In this case, my hunch is that this is intended to exclude all of the listed sports "except parasailing," as in 'parachuting is not covered, but parasailing still is,' while everything else listed is not covered.

There are a variety of rules of contract interpretation, including the last antecedent rule (which, fun fact, dates back to at least the 1400s):

A doctrine of interpretation by which a court finds that qualifying words or phrases refer to the language immediately preceding the qualifier, unless common sense shows that it was meant to apply to something more distant or less obvious. For example, in the phrase "the commercial vehicular license shall not apply to boats, tractors, and trucks under three tons, " the qualifier "under three tons" applies only to trucks and not to boats or tractors.

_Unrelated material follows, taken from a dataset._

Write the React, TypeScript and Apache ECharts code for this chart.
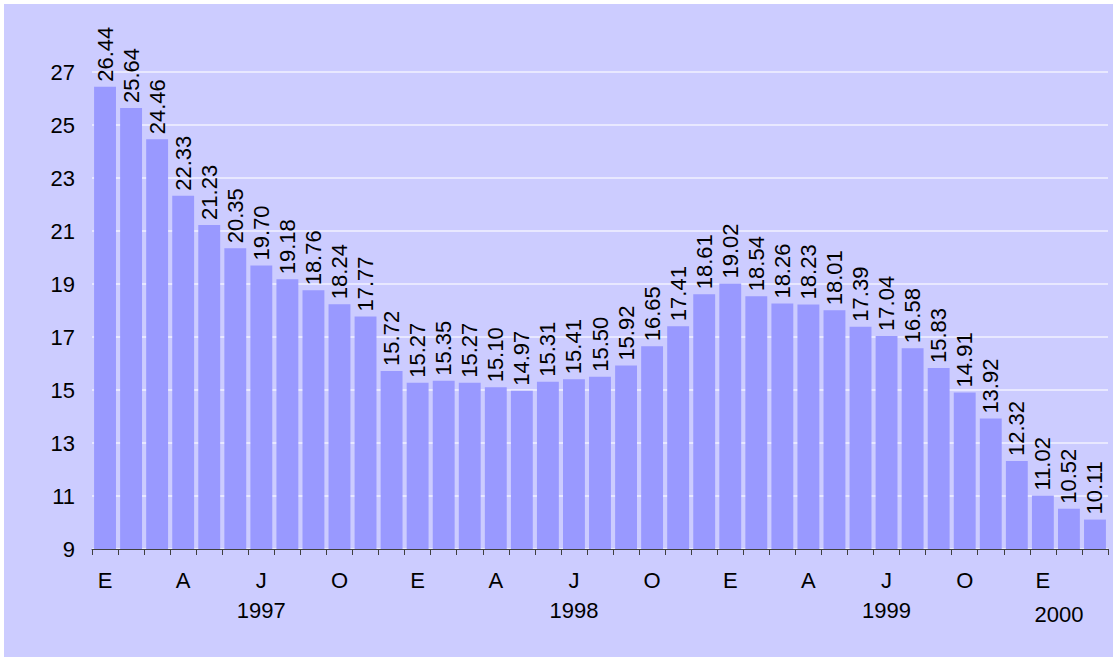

Indeed, millions of dollars have come down to interpreting the significance of a missing comma.

In this case, it seems logical that this excludes coverage for "parachuting except parasailing." If the list of everything after "except" is considered covered, as you interpret it, that would produce an illogical result: scuba diving below 120' would be covered, while a 6' pool dive is excluded. Worse, uncertified unsupervised diving would be covered, while safe, responsible diving would be excluded. A rational insurance company would not write such a policy. I don't think it can reasonably be interpreted that way; whether you can convince a judge of that is ultimately not something you want to find out. This isn't legal advice, and if you are planning on performing any of these activities, you should get legal advice before relying on the policy. Law.StackExchange is also available for more general questions on contract interpretation principles.

Insurance companies will generally seek to enforce the exclusions written into their policies, and travel insurance is known for having a lot of exclusions. Ultimately, if they fail to pay a claim you believe you're entitled to, you may be able to complain to a government regulator who oversees insurance companies or file a lawsuit. The appropriate legal process (depending on the country and the dispute resolution process outlined in the policy) would interpret the agreement.

  • Yes, I thought it was illogical, which is why I thought it was an editorial error and asked the question. Loved the thoroughness of your answer and the pointer to the significance of a comma. Answer accepted. – RJo Jul 10 '18 at 1:32

I think you're reading it incorrectly. I would read it as saying that the following are not covered:

  • participating in bodily contact sports,

  • skydiving or parachuting except parasailing

  • hang gliding

  • bungee cord jumping

  • etc.

So parasailing is covered. All other types of skydiving and parachuting are not. Hang gliding is not covered, bungee cord jumping is not covered, etc.

In other words, the scope of the "except" is only "parasailing" and is terminated at the comma.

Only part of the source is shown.